--- START DATA SHOWN ---

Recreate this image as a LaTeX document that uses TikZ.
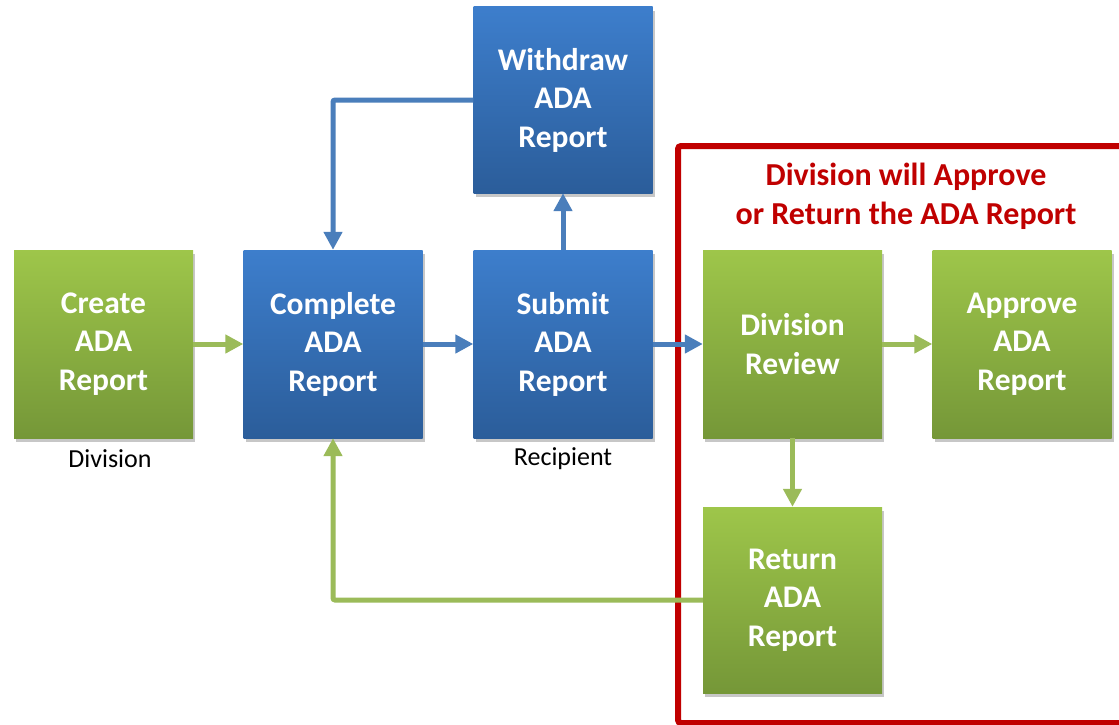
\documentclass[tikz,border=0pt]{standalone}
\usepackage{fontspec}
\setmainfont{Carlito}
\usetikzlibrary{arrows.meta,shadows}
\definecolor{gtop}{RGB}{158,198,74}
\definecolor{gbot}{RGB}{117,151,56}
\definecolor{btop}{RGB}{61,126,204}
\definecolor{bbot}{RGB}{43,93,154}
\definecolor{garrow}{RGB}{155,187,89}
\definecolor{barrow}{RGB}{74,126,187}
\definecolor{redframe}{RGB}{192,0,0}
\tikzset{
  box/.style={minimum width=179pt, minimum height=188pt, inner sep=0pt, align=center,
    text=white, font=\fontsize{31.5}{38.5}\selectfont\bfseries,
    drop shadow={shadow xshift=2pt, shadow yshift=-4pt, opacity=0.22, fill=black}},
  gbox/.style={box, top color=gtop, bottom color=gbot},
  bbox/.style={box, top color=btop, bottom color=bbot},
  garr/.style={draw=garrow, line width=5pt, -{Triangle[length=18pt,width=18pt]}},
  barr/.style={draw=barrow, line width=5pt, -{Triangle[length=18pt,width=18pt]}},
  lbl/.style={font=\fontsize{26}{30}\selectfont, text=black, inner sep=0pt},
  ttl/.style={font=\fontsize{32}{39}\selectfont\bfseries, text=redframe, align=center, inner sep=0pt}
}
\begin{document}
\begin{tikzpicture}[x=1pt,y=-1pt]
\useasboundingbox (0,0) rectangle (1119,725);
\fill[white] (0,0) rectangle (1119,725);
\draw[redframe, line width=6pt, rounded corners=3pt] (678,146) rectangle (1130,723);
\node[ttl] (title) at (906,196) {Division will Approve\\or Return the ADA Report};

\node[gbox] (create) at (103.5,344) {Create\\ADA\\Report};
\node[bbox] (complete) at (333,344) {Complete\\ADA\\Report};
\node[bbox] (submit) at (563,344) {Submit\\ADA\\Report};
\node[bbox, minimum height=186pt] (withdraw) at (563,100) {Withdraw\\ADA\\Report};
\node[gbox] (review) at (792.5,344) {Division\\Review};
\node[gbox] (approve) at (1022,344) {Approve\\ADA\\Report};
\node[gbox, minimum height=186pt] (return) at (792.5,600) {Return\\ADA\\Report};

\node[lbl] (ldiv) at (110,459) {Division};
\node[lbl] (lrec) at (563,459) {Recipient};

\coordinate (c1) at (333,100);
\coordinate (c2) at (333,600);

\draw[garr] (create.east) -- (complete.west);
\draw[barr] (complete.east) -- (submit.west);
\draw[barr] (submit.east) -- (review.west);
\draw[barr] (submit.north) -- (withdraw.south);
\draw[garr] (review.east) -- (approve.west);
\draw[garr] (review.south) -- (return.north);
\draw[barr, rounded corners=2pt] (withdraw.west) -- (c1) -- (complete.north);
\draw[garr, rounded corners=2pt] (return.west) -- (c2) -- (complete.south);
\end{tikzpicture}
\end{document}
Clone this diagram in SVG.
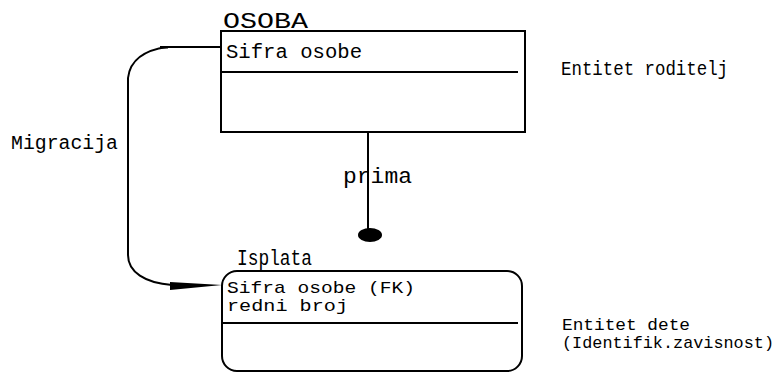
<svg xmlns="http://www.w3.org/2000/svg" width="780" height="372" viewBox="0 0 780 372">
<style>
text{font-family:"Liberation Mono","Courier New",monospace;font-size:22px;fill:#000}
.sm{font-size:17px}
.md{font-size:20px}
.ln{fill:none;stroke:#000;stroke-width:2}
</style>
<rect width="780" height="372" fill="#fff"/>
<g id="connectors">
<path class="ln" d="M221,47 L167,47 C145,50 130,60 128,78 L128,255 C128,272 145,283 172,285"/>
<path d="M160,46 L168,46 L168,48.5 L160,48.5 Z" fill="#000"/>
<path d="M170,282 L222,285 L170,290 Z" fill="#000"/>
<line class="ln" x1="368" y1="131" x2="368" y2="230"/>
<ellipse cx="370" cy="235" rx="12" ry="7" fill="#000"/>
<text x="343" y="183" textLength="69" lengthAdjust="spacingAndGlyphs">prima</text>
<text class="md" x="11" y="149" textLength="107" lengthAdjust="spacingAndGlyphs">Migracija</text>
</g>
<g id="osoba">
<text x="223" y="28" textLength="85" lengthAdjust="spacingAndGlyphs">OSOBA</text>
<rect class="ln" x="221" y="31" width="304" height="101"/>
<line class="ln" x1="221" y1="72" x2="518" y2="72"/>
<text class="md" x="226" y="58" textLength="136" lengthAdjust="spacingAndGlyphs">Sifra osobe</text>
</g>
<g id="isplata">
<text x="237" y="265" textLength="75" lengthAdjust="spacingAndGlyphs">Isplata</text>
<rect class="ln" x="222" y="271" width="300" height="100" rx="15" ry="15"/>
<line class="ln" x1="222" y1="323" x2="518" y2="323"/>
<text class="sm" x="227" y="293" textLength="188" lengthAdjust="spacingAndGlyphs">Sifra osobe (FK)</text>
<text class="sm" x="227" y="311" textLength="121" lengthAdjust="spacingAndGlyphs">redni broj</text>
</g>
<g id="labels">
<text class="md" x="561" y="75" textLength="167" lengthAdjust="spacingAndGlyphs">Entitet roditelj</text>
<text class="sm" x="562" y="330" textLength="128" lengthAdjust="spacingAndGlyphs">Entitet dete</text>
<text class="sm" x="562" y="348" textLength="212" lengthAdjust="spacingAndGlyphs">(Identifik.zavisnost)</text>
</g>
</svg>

--- END DATA SHOWN ---

- [INSTRUCTION]:
Copy exactly the lines from the one containing "Clone this diagram in SVG." through the final line of the records above, both included, and leave out any pictures.

- [EXERCISE ANSWER]:
Clone this diagram in SVG.
<svg xmlns="http://www.w3.org/2000/svg" width="780" height="372" viewBox="0 0 780 372">
<style>
text{font-family:"Liberation Mono","Courier New",monospace;font-size:22px;fill:#000}
.sm{font-size:17px}
.md{font-size:20px}
.ln{fill:none;stroke:#000;stroke-width:2}
</style>
<rect width="780" height="372" fill="#fff"/>
<g id="connectors">
<path class="ln" d="M221,47 L167,47 C145,50 130,60 128,78 L128,255 C128,272 145,283 172,285"/>
<path d="M160,46 L168,46 L168,48.5 L160,48.5 Z" fill="#000"/>
<path d="M170,282 L222,285 L170,290 Z" fill="#000"/>
<line class="ln" x1="368" y1="131" x2="368" y2="230"/>
<ellipse cx="370" cy="235" rx="12" ry="7" fill="#000"/>
<text x="343" y="183" textLength="69" lengthAdjust="spacingAndGlyphs">prima</text>
<text class="md" x="11" y="149" textLength="107" lengthAdjust="spacingAndGlyphs">Migracija</text>
</g>
<g id="osoba">
<text x="223" y="28" textLength="85" lengthAdjust="spacingAndGlyphs">OSOBA</text>
<rect class="ln" x="221" y="31" width="304" height="101"/>
<line class="ln" x1="221" y1="72" x2="518" y2="72"/>
<text class="md" x="226" y="58" textLength="136" lengthAdjust="spacingAndGlyphs">Sifra osobe</text>
</g>
<g id="isplata">
<text x="237" y="265" textLength="75" lengthAdjust="spacingAndGlyphs">Isplata</text>
<rect class="ln" x="222" y="271" width="300" height="100" rx="15" ry="15"/>
<line class="ln" x1="222" y1="323" x2="518" y2="323"/>
<text class="sm" x="227" y="293" textLength="188" lengthAdjust="spacingAndGlyphs">Sifra osobe (FK)</text>
<text class="sm" x="227" y="311" textLength="121" lengthAdjust="spacingAndGlyphs">redni broj</text>
</g>
<g id="labels">
<text class="md" x="561" y="75" textLength="167" lengthAdjust="spacingAndGlyphs">Entitet roditelj</text>
<text class="sm" x="562" y="330" textLength="128" lengthAdjust="spacingAndGlyphs">Entitet dete</text>
<text class="sm" x="562" y="348" textLength="212" lengthAdjust="spacingAndGlyphs">(Identifik.zavisnost)</text>
</g>
</svg>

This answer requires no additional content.